On Tue, 5 Dec 2006, Christoph Hellwig wrote:
Readdir plus is a little more involved. For one thing the actual kernel
implementation will be a variant of getdents() call anyway while a
readdirplus would only be a library level interface. At the actual
C prototype level I would rename d_stat_err to d_stat_errno for consistency
and maybe drop the readdirplus() entry point in favour of readdirplus_r
only - there is no point in introducing new non-reenetrant APIs today.
Also we should not try to put in any of the synchronization or non-caching
behaviours mentioned earlier in this thread (they're fortunately not in
the pdf mentioned above either). If we ever want to implement these kinds
of additional gurantees (which I doubt) that should happen using fadvise
calls on the diretory file descriptor.
Can you explain what the struct stat result portion of readdirplus()
should mean in this case?
My suggestion was that its consistency follow that of the directory entry
(i.e. mimic the readdir() specification), which (as far as the POSIX
description goes) means it is at least as recent as opendir(). That model
seems to work pretty well for readdir() on both local and network
filesystems, as it allows buffering and so forth.

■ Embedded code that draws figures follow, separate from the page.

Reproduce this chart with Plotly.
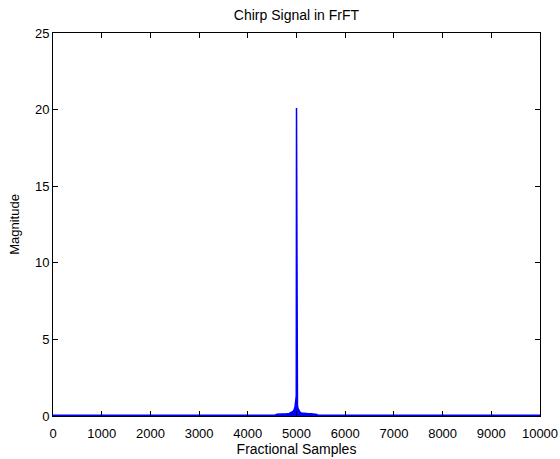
import plotly.graph_objects as go

# Envelope of the FrFT magnitude
samples_x = [0, 4560, 4600, 4650, 4700, 4750, 4800, 4850, 4900, 4930, 4950, 4970,
             4980, 4990, 4995, 5000, 5005, 5010, 5020, 5030, 5050, 5070, 5100, 5150,
             5200, 5250, 5300, 5350, 5400, 5420, 5440, 10000]
magnitude = [0.05, 0.05, 0.12, 0.12, 0.14, 0.14, 0.15, 0.17, 0.22, 0.3, 0.4, 0.6,
             0.9, 1.25, 1.3, 20.1, 1.25, 1.1, 0.7, 0.5, 0.35, 0.25, 0.2, 0.17,
             0.15, 0.14, 0.14, 0.12, 0.12, 0.1, 0.05, 0.05]

x_ticks = [0, 1000, 2000, 3000, 4000, 5000, 6000, 7000, 8000, 9000, 10000]
y_ticks = [0, 5, 10, 15, 20, 25]

fig = go.Figure()
fig.add_trace(go.Scatter(
    x=samples_x, y=magnitude, mode="lines",
    line=dict(color="#0000ff", width=1.5),
    fill="tozeroy", fillcolor="#0000ff",
    showlegend=False, hoverinfo="skip",
))

fam = "Liberation Sans, Arial, sans-serif"
tick_font = dict(family=fam, size=13, color="black")
title_font = dict(family=fam, size=14, color="black")
axis_common = dict(
    showgrid=False, zeroline=False, showline=True, linecolor="black", linewidth=1,
    mirror="ticks", ticks="inside", ticklen=5, tickcolor="black", tickwidth=1,
    tickfont=tick_font, automargin=False,
)
fig.update_layout(
    width=560, height=459,
    margin=dict(l=53, r=20, t=33, b=43),
    paper_bgcolor="white", plot_bgcolor="white",
    title=dict(text="Chirp Signal in FrFT", x=(53 + 540) / 2 / 560, xanchor="center",
               y=1 - 15 / 459, yanchor="middle", font=title_font),
    xaxis=dict(range=[0, 10000], tickvals=x_ticks,
               ticktext=[str(v) for v in x_ticks], ticklabelstandoff=5,
               title=dict(text="Fractional Samples", font=title_font, standoff=2),
               **axis_common),
    yaxis=dict(range=[0, 25], tickvals=y_ticks,
               ticktext=[str(v) for v in y_ticks],
               title=dict(text="Magnitude", font=dict(family=fam, size=13, color="black"),
                          standoff=12),
               **axis_common),
)
fig.write_html("out.html")
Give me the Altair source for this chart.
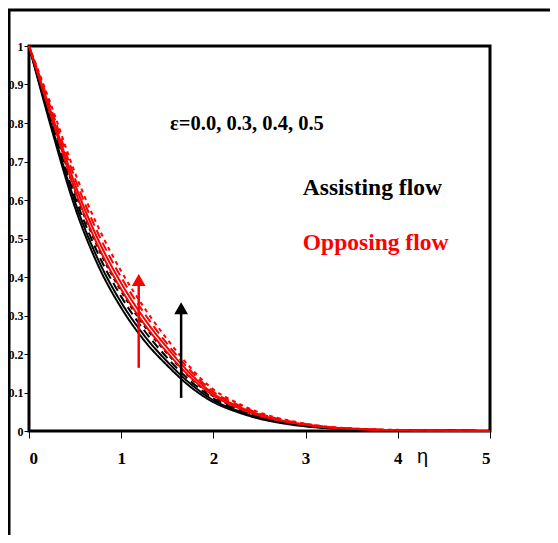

This is evident from
the fact that it's semantics haven't been relaxed by NFS et al (AFAIK).
Alternatively, one might specify that the result be valid at the time of
the readdirplus() call, but I think everyone agrees that is unnecessary,
and more importantly, semantically indistinguishable from a
readdir()+stat().
The only other option I've heard seems to be that the validity of stat()
not be specified at all. This strikes me as utterly pointless--why create
a call whose result has no definition. It's also semantically
indistinguishable from a readdir()+statlite(null mask).
The fact that NFS and maybe others returned cached results for stat()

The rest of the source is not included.